##### SUPPLIED ENTRIES #####

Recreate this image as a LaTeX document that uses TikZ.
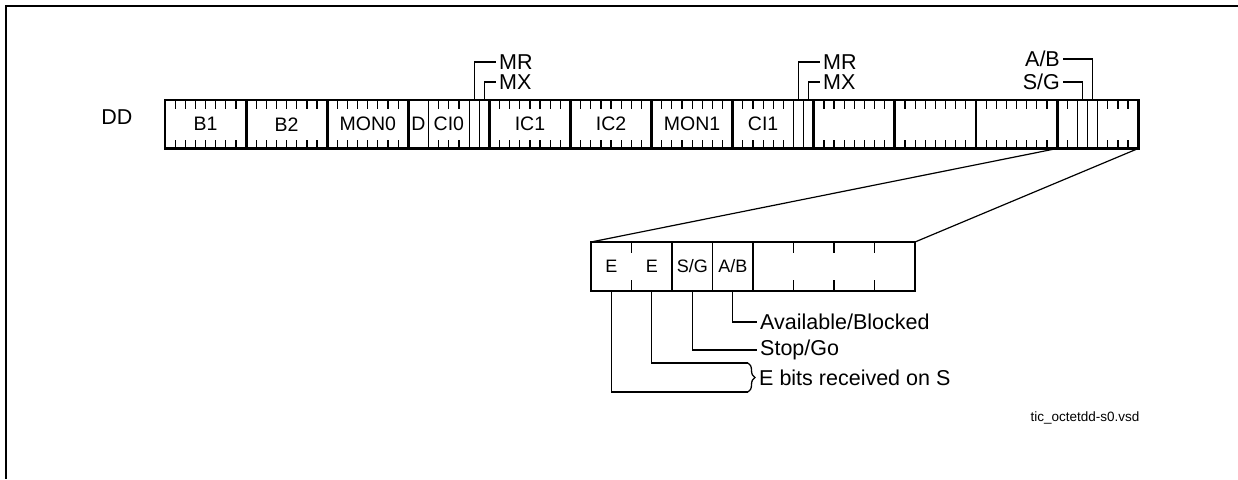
\documentclass[tikz,border=0pt]{standalone}
\usepackage{fontspec}
\setmainfont{Liberation Sans}
\usepackage{tikz}
\usetikzlibrary{positioning,calc,decorations.pathreplacing}
\newcommand{\bitw}{10.1375}
\newcommand{\zbitw}{40.5}

\begin{document}
\begin{tikzpicture}[x=1pt,y=-1pt,
  every node/.style={font=\fontsize{21.5}{24}\selectfont,inner sep=3pt},
  octet/.style={draw,line width=2.9pt,outer sep=0pt,inner sep=0pt,minimum width=81.1pt,minimum height=48.5pt,font=\fontsize{19.5}{22}\selectfont},
  field/.style={font=\fontsize{19.5}{22}\selectfont},
  zoombox/.style={draw,line width=2.9pt,outer sep=0pt,inner sep=0pt,minimum width=324pt,minimum height=49pt},
  bitlbl/.style={font=\fontsize{18}{20}\selectfont},
  tick/.style={line width=1.2pt},
  cell/.style={line width=1.2pt},
  lead/.style={line width=1.3pt}]
  \useasboundingbox (0,0) rectangle (1238,479);
  \draw[line width=1.4pt] (1238,6) -- (6,6) -- (6,479);

  % DD channel, twelve octets
  \node (dd) at (117,117) {DD};
  \node[octet] (o1) at (205.55,124.25) {B1};
  \node[octet,right=0pt of o1] (o2) {B2};
  \node[octet,right=0pt of o2] (o3) {MON0};
  \node[octet,right=0pt of o3] (o4) {};
  \node[octet,right=0pt of o4] (o5) {IC1};
  \node[octet,right=0pt of o5] (o6) {IC2};
  \node[octet,right=0pt of o6] (o7) {MON1};
  \node[octet,right=0pt of o7] (o8) {};
  \node[octet,right=0pt of o8] (o9) {};
  \node[octet,right=0pt of o9] (o10) {};
  \node[octet,right=0pt of o10] (o11) {};
  \node[octet,right=0pt of o11] (o12) {};
  \node[field] (d0) at ($(o4.west)+(\bitw,0)$) {D};
  \node[field] (ci0) at ($(o4.west)+(4*\bitw,0)$) {CI0};
  \node[field] (ci1) at ($(o8.west)+(3*\bitw,0)$) {CI1};

  % bit ticks
  \foreach \o in {1,2,3,5,6,7,8,9,10,11,12}
    \foreach \b in {1,...,7} {
      \draw[tick] ($(o\o.north west)+(\b*\bitw,0)$) -- ++(0,9);
      \draw[tick] ($(o\o.south west)+(\b*\bitw,0)$) -- ++(0,-9);
    }
  \foreach \b in {2,...,7} {
    \draw[tick] ($(o4.north west)+(\b*\bitw,0)$) -- ++(0,9);
    \draw[tick] ($(o4.south west)+(\b*\bitw,0)$) -- ++(0,-9);
  }
  \foreach \o/\b in {4/2,4/6,4/7,8/6,8/7,12/2,12/3,12/4}
    \draw[cell] ($(o\o.north west)+(\b*\bitw,0)$) -- ($(o\o.south west)+(\b*\bitw,0)$);

  % single bit leaders
  \coordinate (mr0) at ($(o4.north west)+(6.5*\bitw,0)$);
  \coordinate (mx0) at ($(o4.north west)+(7.5*\bitw,0)$);
  \coordinate (mr1) at ($(o8.north west)+(6.5*\bitw,0)$);
  \coordinate (mx1) at ($(o8.north west)+(7.5*\bitw,0)$);
  \coordinate (sg) at ($(o12.north west)+(2.5*\bitw,0)$);
  \coordinate (ab) at ($(o12.north west)+(3.5*\bitw,0)$);
  \node[anchor=west] (mrlbl0) at (496,62) {MR};
  \node[anchor=west] (mxlbl0) at (496,82) {MX};
  \node[anchor=west] (mrlbl1) at (820,62) {MR};
  \node[anchor=west] (mxlbl1) at (820,82) {MX};
  \node[anchor=east] (ablbl) at (1063,59) {A/B};
  \node[anchor=east] (sglbl) at (1063,82) {S/G};
  \draw[lead] (mr0) |- (mrlbl0);
  \draw[lead] (mx0) |- (mxlbl0);
  \draw[lead] (mr1) |- (mrlbl1);
  \draw[lead] (mx1) |- (mxlbl1);
  \draw[lead] (ab) |- (ablbl);
  \draw[lead] (sg) |- (sglbl);

  % last octet in detail
  \node[zoombox] (ex) at (753,266.5) {};
  \draw[cell] (o12.south west) -- (ex.north west);
  \draw[cell] (o12.south east) -- (ex.north east);
  \foreach \b in {1,5,6,7} {
    \draw[tick] ($(ex.north west)+(\b*\zbitw,0)$) -- ++(0,11);
    \draw[tick] ($(ex.south west)+(\b*\zbitw,0)$) -- ++(0,-11);
  }
  \foreach \b in {2,3,4}
    \draw[cell] ($(ex.north west)+(\b*\zbitw,0)$) -- ($(ex.south west)+(\b*\zbitw,0)$);
  \node[bitlbl] (eb1) at ($(ex.west)+(0.5*\zbitw,0)$) {E};
  \node[bitlbl] (eb2) at ($(ex.west)+(1.5*\zbitw,0)$) {E};
  \node[bitlbl] (eb3) at ($(ex.west)+(2.5*\zbitw,0)$) {S/G};
  \node[bitlbl] (eb4) at ($(ex.west)+(3.5*\zbitw,0)$) {A/B};

  \coordinate (ee0) at ($(ex.south west)+(0.5*\zbitw,0)$);
  \coordinate (ee1) at ($(ex.south west)+(1.5*\zbitw,0)$);
  \coordinate (sgx) at ($(ex.south west)+(2.5*\zbitw,0)$);
  \coordinate (abx) at ($(ex.south west)+(3.5*\zbitw,0)$);
  \coordinate (brtop) at (748,363);
  \coordinate (brbot) at (748,392);
  \node[anchor=west] (avail) at (757,322) {Available/Blocked};
  \node[anchor=west] (stopgo) at (757,350) {Stop/Go};
  \node[anchor=west] (ebits) at (756,377.5) {E bits received on S};
  \draw[lead] (abx) |- (avail);
  \draw[lead] (sgx) |- (stopgo);
  \draw[lead] (ee1) |- (brtop);
  \draw[lead] (ee0) |- (brbot);
  \draw[lead,decorate,decoration={brace,amplitude=7pt}] (brtop) -- (brbot);

  \node[font=\fontsize{13.5}{16}\selectfont,anchor=base] (fname) at (1085,421) {tic\_octetdd-s0.vsd};
\end{tikzpicture}
\end{document}
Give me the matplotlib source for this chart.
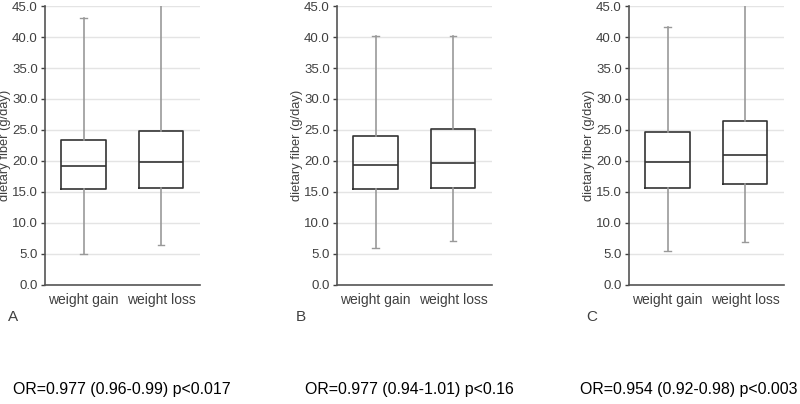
import matplotlib.pyplot as plt

# box statistics (g/day)
groups = ['weight gain', 'weight loss']
panels = ['A', 'B', 'C']
whislo = [[4.9, 6.5], [6.0, 7.1], [5.5, 6.9]]
q1 = [[15.4, 15.7], [15.4, 15.7], [15.6, 16.2]]
med = [[19.2, 19.8], [19.4, 19.6], [19.9, 20.9]]
q3 = [[23.4, 24.8], [24.1, 25.2], [24.6, 26.4]]
whishi = [[43.0, 48.0], [40.1, 40.2], [41.7, 48.0]]
or_text = ['OR=0.977 (0.96-0.99) p<0.017',
           'OR=0.977 (0.94-1.01) p<0.16',
           'OR=0.954 (0.92-0.98) p<0.003']

plt.rcParams['font.family'] = ['Liberation Sans', 'DejaVu Sans']

fig = plt.figure(figsize=(8, 4.04), dpi=100)
lefts = [0.056, 0.421, 0.786]
text_x = [0.016, 0.381, 0.725]
label_x = [0.010, 0.370, 0.733]

for i, p in enumerate(panels):
    ax = fig.add_axes([lefts[i], 0.295, 0.194, 0.69])
    stats = []
    for j, g in enumerate(groups):
        stats.append(dict(label=g, whislo=whislo[i][j], q1=q1[i][j], med=med[i][j],
                          q3=q3[i][j], whishi=whishi[i][j], fliers=[]))
    ax.bxp(stats, positions=[1, 2], widths=0.57, showfliers=False,
           boxprops=dict(color='#333333', linewidth=1.2),
           medianprops=dict(color='#333333', linewidth=1.2),
           whiskerprops=dict(color='#999999', linewidth=1.2),
           capprops=dict(color='#999999', linewidth=1.0), capwidths=0.08)
    ax.set_xlim(0.5, 2.5)
    ax.set_ylim(0, 45)
    ax.set_yticks([0, 5, 10, 15, 20, 25, 30, 35, 40, 45])
    ax.set_yticklabels(['%.1f' % v for v in ax.get_yticks()])
    ax.yaxis.grid(True, color='#e4e4e4', linewidth=1.0)
    ax.set_axisbelow(True)
    for s in ['top', 'right']:
        ax.spines[s].set_visible(False)
    for s in ['left', 'bottom']:
        ax.spines[s].set_color('#555555')
        ax.spines[s].set_linewidth(1.2)
    ax.tick_params(axis='y', labelsize=9.5, colors='#404040', length=3, width=1, pad=2)
    ax.tick_params(axis='x', labelsize=10, colors='#404040', length=0, pad=6)
    ax.set_ylabel('dietary fiber (g/day)', fontsize=9.3, color='#404040', labelpad=1)
    fig.text(label_x[i], 0.205, p, fontsize=11, color='#404040')
    fig.text(text_x[i], 0.025, or_text[i], fontsize=11.4, color='black')

fig.savefig('out.png')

#####

§ **TASK STATEMENT**
Gather from the data above every line with the string "this".

§ **ANSWER TO THE EXERCISE**
Recreate this image as a LaTeX document that uses TikZ.
Give me the matplotlib source for this chart.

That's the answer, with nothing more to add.